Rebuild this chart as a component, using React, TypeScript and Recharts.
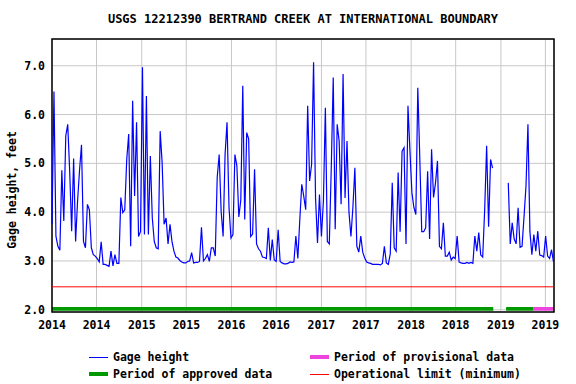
import { LineChart, Line, XAxis, YAxis, CartesianGrid, ReferenceLine, ReferenceArea } from "recharts";

const startDate = "2014-01-01";
const endDate = "2019-08-05";
const stepDays = 8;
const stageFeet: (number | null)[] = [
  3.75, 6.47, 3.51, 3.3, 3.22, 4.86, 3.82, 5.56, 5.8, 4.84,
  3.61, 5.1, 3.4, 4.23, 4.86, 5.38, 3.4, 3.27, 4.16, 4.05,
  3.27, 3.13, 3.1, 3.05, 2.98, 3.39, 2.93, 2.93, 2.91, 2.89,
  3.2, 2.9, 3.13, 2.95, 2.95, 4.3, 3.99, 4.05, 5.08, 5.6,
  3.3, 6.28, 4.33, 5.84, 3.5, 3.6, 6.97, 3.54, 6.38, 3.54,
  5.15, 3.88, 3.4, 3.27, 3.25, 5.66, 5.01, 3.75, 3.88, 3.35,
  3.75, 3.4, 3.2, 3.08, 3.06, 3.01, 2.98, 2.96, 2.96, 2.99,
  3.0, 3.17, 2.96, 2.97, 2.97, 2.99, 3.69, 3.0, 3.05, 3.13,
  2.99, 3.27, 3.27, 3.1, 4.71, 5.18, 4.02, 3.5, 5.18, 5.84,
  4.1, 3.47, 3.54, 5.18, 4.95, 3.9, 4.25, 6.59, 3.85, 5.63,
  5.5, 3.5, 3.55, 4.88, 3.35, 3.25, 3.2, 3.08, 3.07, 3.05,
  3.68, 3.01, 3.44, 3.02, 2.99, 3.64, 2.99, 2.96, 2.94, 2.94,
  2.95, 2.98, 2.97, 2.98, 3.51, 3.05, 3.85, 4.57, 4.33, 4.05,
  6.18, 4.64, 4.98, 7.07, 4.29, 3.37, 4.36, 3.5, 4.23, 6.14,
  3.4, 3.35, 4.91, 6.76, 3.65, 5.8, 5.46, 4.16, 6.83, 4.29,
  5.46, 4.0, 3.5, 4.1, 4.91, 3.3, 3.18, 3.51, 3.18, 3.06,
  2.98, 2.96, 2.95, 2.93, 2.93, 2.93, 2.93, 2.92, 2.95, 3.3,
  2.96, 2.93, 3.15, 4.6, 3.27, 3.2, 4.81, 3.6, 5.25, 5.32,
  3.35, 6.18, 5.25, 4.4, 4.1, 3.95, 6.55, 5.12, 3.6, 3.6,
  3.68, 4.84, 3.45, 5.29, 4.3, 4.6, 5.05, 3.3, 3.25, 3.78,
  3.1, 3.1, 3.18, 3.02, 3.08, 3.05, 3.51, 2.98, 2.96, 2.95,
  2.95, 2.97, 2.95, 2.97, 2.95, 3.51, 3.2, 3.58, 3.12, 3.08,
  4.05, 5.36, 3.7, 5.08, 4.9, null, null, null, null, null,
  null, null, 4.6, 3.35, 3.78, 3.45, 3.35, 4.09, 3.28, 3.3,
  3.9, 4.53, 5.8, 3.6, 3.13, 3.54, 3.2, 3.61, 3.12, 3.11,
  3.08, 3.51, 3.1, 3.05, 3.23, 2.98,
];

const tickDates = [
  "2014-01-01", "2014-07-01", "2015-01-01", "2015-07-01", "2016-01-01", "2016-07-01",
  "2017-01-01", "2017-07-01", "2018-01-01", "2018-07-01", "2019-01-01", "2019-07-01",
];
const tickLabels = ["2014", "2014", "2015", "2015", "2016", "2016", "2017", "2017", "2018", "2018", "2019", "2019"];
const yTicks = [2, 3, 4, 5, 6, 7];
const approvedPeriods = [
  ["2014-01-01", "2018-12-01"],
  ["2019-01-22", "2019-05-12"],
];
const provisionalPeriods = [["2019-05-12", "2019-08-05"]];
const operationalLimit = 2.47;

const dayOf = (d: string) => Math.round((Date.parse(d) - Date.parse(startDate)) / 86400000);

const data = stageFeet.map((v, i) => ({ day: i * stepDays, stage: v }));
const xTicks = tickDates.map(dayOf);
const yMin = 1.954;
const yMax = 7.548;

const FONT = "'DejaVu Sans Mono', monospace";
const tickStyle = { fontFamily: FONT, fontSize: 11.5, fontWeight: "bold", fill: "#000" };

const LegendItem = ({ x, y, color, thick, text }: { x: number; y: number; color: string; thick: boolean; text: string }) => (
  <div style={{ position: "absolute", left: x, top: y - 7, height: 16, display: "flex", alignItems: "center" }}>
    <div style={{ width: 19, height: thick ? 4 : 1, background: color, marginRight: 5 }} />
    <span style={{ fontFamily: FONT, fontSize: 11.5, fontWeight: "bold", color: "#000", whiteSpace: "pre" }}>{text}</span>
  </div>
);

const App = () => {
  return (
    <div style={{ position: "absolute", left: 0, top: 0, width: 576, height: 384, background: "#fff" }}>
      <div
        style={{
          position: "absolute", left: 52, top: 12, width: 502, textAlign: "center",
          fontFamily: FONT, fontSize: 12, fontWeight: "bold", color: "#000", whiteSpace: "pre",
        }}
      >
        USGS 12212390 BERTRAND CREEK AT INTERNATIONAL BOUNDARY
      </div>
      <div
        style={{
          position: "absolute", left: 12, top: 190, transform: "translate(-50%, -50%) rotate(-90deg)",
          fontFamily: FONT, fontSize: 11.5, fontWeight: "bold", color: "#000", whiteSpace: "pre",
        }}
      >
        Gage height, feet
      </div>
      <LineChart width={576} height={384} data={data} margin={{ top: 39, right: 22, left: 0, bottom: 0 }}>
        <CartesianGrid stroke="#c8c8c8" strokeWidth={1} />
        <XAxis
          dataKey="day"
          type="number"
          domain={[0, dayOf(endDate)]}
          ticks={xTicks}
          tickFormatter={(d: number) => tickLabels[xTicks.indexOf(d)]}
          height={72}
          tickLine={false}
          tickSize={0}
          tickMargin={9}
          axisLine={false}
          tick={tickStyle}
          interval={0}
        />
        <YAxis
          type="number"
          domain={[yMin, yMax]}
          ticks={yTicks}
          allowDataOverflow
          tickFormatter={(v: number) => v.toFixed(1)}
          width={52}
          tickLine={false}
          tickSize={0}
          tickMargin={7}
          axisLine={false}
          tick={tickStyle}
          interval={0}
        />
        <ReferenceLine y={operationalLimit} stroke="#ff0000" strokeWidth={1} />
        {approvedPeriods.map(([a, b]) => (
          <ReferenceArea key={a} x1={dayOf(a)} x2={dayOf(b)} y1={1.98} y2={2.056} fill="#009900" fillOpacity={1} stroke="none" />
        ))}
        {provisionalPeriods.map(([a, b]) => (
          <ReferenceArea key={a} x1={dayOf(a)} x2={dayOf(b)} y1={1.98} y2={2.056} fill="#ee44dd" fillOpacity={1} stroke="none" />
        ))}
        <Line
          type="linear"
          dataKey="stage"
          stroke="#0000ff"
          strokeWidth={1.2}
          dot={false}
          connectNulls={false}
          isAnimationActive={false}
        />
        <ReferenceArea x1={0} x2={dayOf(endDate)} y1={yMin} y2={yMax} fill="none" stroke="#000" strokeWidth={1.5} />
      </LineChart>
      <LegendItem x={89} y={356} color="#0000ff" thick={false} text="Gage height" />
      <LegendItem x={89} y={373} color="#009900" thick={true} text="Period of approved data" />
      <LegendItem x={310} y={356} color="#ee44dd" thick={true} text="Period of provisional data" />
      <LegendItem x={310} y={373} color="#ff0000" thick={false} text="Operational limit (minimum)" />
    </div>
  );
};

export default App;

-*-

▶ _Exercise goal_
Return the whole listing, word for word, and leave out every picture.

▶ _Complete output_
Rebuild this chart as a component, using React, TypeScript and Recharts.
import { LineChart, Line, XAxis, YAxis, CartesianGrid, ReferenceLine, ReferenceArea } from "recharts";

const startDate = "2014-01-01";
const endDate = "2019-08-05";
const stepDays = 8;
const stageFeet: (number | null)[] = [
  3.75, 6.47, 3.51, 3.3, 3.22, 4.86, 3.82, 5.56, 5.8, 4.84,
  3.61, 5.1, 3.4, 4.23, 4.86, 5.38, 3.4, 3.27, 4.16, 4.05,
  3.27, 3.13, 3.1, 3.05, 2.98, 3.39, 2.93, 2.93, 2.91, 2.89,
  3.2, 2.9, 3.13, 2.95, 2.95, 4.3, 3.99, 4.05, 5.08, 5.6,
  3.3, 6.28, 4.33, 5.84, 3.5, 3.6, 6.97, 3.54, 6.38, 3.54,
  5.15, 3.88, 3.4, 3.27, 3.25, 5.66, 5.01, 3.75, 3.88, 3.35,
  3.75, 3.4, 3.2, 3.08, 3.06, 3.01, 2.98, 2.96, 2.96, 2.99,
  3.0, 3.17, 2.96, 2.97, 2.97, 2.99, 3.69, 3.0, 3.05, 3.13,
  2.99, 3.27, 3.27, 3.1, 4.71, 5.18, 4.02, 3.5, 5.18, 5.84,
  4.1, 3.47, 3.54, 5.18, 4.95, 3.9, 4.25, 6.59, 3.85, 5.63,
  5.5, 3.5, 3.55, 4.88, 3.35, 3.25, 3.2, 3.08, 3.07, 3.05,
  3.68, 3.01, 3.44, 3.02, 2.99, 3.64, 2.99, 2.96, 2.94, 2.94,
  2.95, 2.98, 2.97, 2.98, 3.51, 3.05, 3.85, 4.57, 4.33, 4.05,
  6.18, 4.64, 4.98, 7.07, 4.29, 3.37, 4.36, 3.5, 4.23, 6.14,
  3.4, 3.35, 4.91, 6.76, 3.65, 5.8, 5.46, 4.16, 6.83, 4.29,
  5.46, 4.0, 3.5, 4.1, 4.91, 3.3, 3.18, 3.51, 3.18, 3.06,
  2.98, 2.96, 2.95, 2.93, 2.93, 2.93, 2.93, 2.92, 2.95, 3.3,
  2.96, 2.93, 3.15, 4.6, 3.27, 3.2, 4.81, 3.6, 5.25, 5.32,
  3.35, 6.18, 5.25, 4.4, 4.1, 3.95, 6.55, 5.12, 3.6, 3.6,
  3.68, 4.84, 3.45, 5.29, 4.3, 4.6, 5.05, 3.3, 3.25, 3.78,
  3.1, 3.1, 3.18, 3.02, 3.08, 3.05, 3.51, 2.98, 2.96, 2.95,
  2.95, 2.97, 2.95, 2.97, 2.95, 3.51, 3.2, 3.58, 3.12, 3.08,
  4.05, 5.36, 3.7, 5.08, 4.9, null, null, null, null, null,
  null, null, 4.6, 3.35, 3.78, 3.45, 3.35, 4.09, 3.28, 3.3,
  3.9, 4.53, 5.8, 3.6, 3.13, 3.54, 3.2, 3.61, 3.12, 3.11,
  3.08, 3.51, 3.1, 3.05, 3.23, 2.98,
];

const tickDates = [
  "2014-01-01", "2014-07-01", "2015-01-01", "2015-07-01", "2016-01-01", "2016-07-01",
  "2017-01-01", "2017-07-01", "2018-01-01", "2018-07-01", "2019-01-01", "2019-07-01",
];
const tickLabels = ["2014", "2014", "2015", "2015", "2016", "2016", "2017", "2017", "2018", "2018", "2019", "2019"];
const yTicks = [2, 3, 4, 5, 6, 7];
const approvedPeriods = [
  ["2014-01-01", "2018-12-01"],
  ["2019-01-22", "2019-05-12"],
];
const provisionalPeriods = [["2019-05-12", "2019-08-05"]];
const operationalLimit = 2.47;

const dayOf = (d: string) => Math.round((Date.parse(d) - Date.parse(startDate)) / 86400000);

const data = stageFeet.map((v, i) => ({ day: i * stepDays, stage: v }));
const xTicks = tickDates.map(dayOf);
const yMin = 1.954;
const yMax = 7.548;

const FONT = "'DejaVu Sans Mono', monospace";
const tickStyle = { fontFamily: FONT, fontSize: 11.5, fontWeight: "bold", fill: "#000" };

const LegendItem = ({ x, y, color, thick, text }: { x: number; y: number; color: string; thick: boolean; text: string }) => (
  <div style={{ position: "absolute", left: x, top: y - 7, height: 16, display: "flex", alignItems: "center" }}>
    <div style={{ width: 19, height: thick ? 4 : 1, background: color, marginRight: 5 }} />
    <span style={{ fontFamily: FONT, fontSize: 11.5, fontWeight: "bold", color: "#000", whiteSpace: "pre" }}>{text}</span>
  </div>
);

const App = () => {
  return (
    <div style={{ position: "absolute", left: 0, top: 0, width: 576, height: 384, background: "#fff" }}>
      <div
        style={{
          position: "absolute", left: 52, top: 12, width: 502, textAlign: "center",
          fontFamily: FONT, fontSize: 12, fontWeight: "bold", color: "#000", whiteSpace: "pre",
        }}
      >
        USGS 12212390 BERTRAND CREEK AT INTERNATIONAL BOUNDARY
      </div>
      <div
        style={{
          position: "absolute", left: 12, top: 190, transform: "translate(-50%, -50%) rotate(-90deg)",
          fontFamily: FONT, fontSize: 11.5, fontWeight: "bold", color: "#000", whiteSpace: "pre",
        }}
      >
        Gage height, feet
      </div>
      <LineChart width={576} height={384} data={data} margin={{ top: 39, right: 22, left: 0, bottom: 0 }}>
        <CartesianGrid stroke="#c8c8c8" strokeWidth={1} />
        <XAxis
          dataKey="day"
          type="number"
          domain={[0, dayOf(endDate)]}
          ticks={xTicks}
          tickFormatter={(d: number) => tickLabels[xTicks.indexOf(d)]}
          height={72}
          tickLine={false}
          tickSize={0}
          tickMargin={9}
          axisLine={false}
          tick={tickStyle}
          interval={0}
        />
        <YAxis
          type="number"
          domain={[yMin, yMax]}
          ticks={yTicks}
          allowDataOverflow
          tickFormatter={(v: number) => v.toFixed(1)}
          width={52}
          tickLine={false}
          tickSize={0}
          tickMargin={7}
          axisLine={false}
          tick={tickStyle}
          interval={0}
        />
        <ReferenceLine y={operationalLimit} stroke="#ff0000" strokeWidth={1} />
        {approvedPeriods.map(([a, b]) => (
          <ReferenceArea key={a} x1={dayOf(a)} x2={dayOf(b)} y1={1.98} y2={2.056} fill="#009900" fillOpacity={1} stroke="none" />
        ))}
        {provisionalPeriods.map(([a, b]) => (
          <ReferenceArea key={a} x1={dayOf(a)} x2={dayOf(b)} y1={1.98} y2={2.056} fill="#ee44dd" fillOpacity={1} stroke="none" />
        ))}
        <Line
          type="linear"
          dataKey="stage"
          stroke="#0000ff"
          strokeWidth={1.2}
          dot={false}
          connectNulls={false}
          isAnimationActive={false}
        />
        <ReferenceArea x1={0} x2={dayOf(endDate)} y1={yMin} y2={yMax} fill="none" stroke="#000" strokeWidth={1.5} />
      </LineChart>
      <LegendItem x={89} y={356} color="#0000ff" thick={false} text="Gage height" />
      <LegendItem x={89} y={373} color="#009900" thick={true} text="Period of approved data" />
      <LegendItem x={310} y={356} color="#ee44dd" thick={true} text="Period of provisional data" />
      <LegendItem x={310} y={373} color="#ff0000" thick={false} text="Operational limit (minimum)" />
    </div>
  );
};

export default App;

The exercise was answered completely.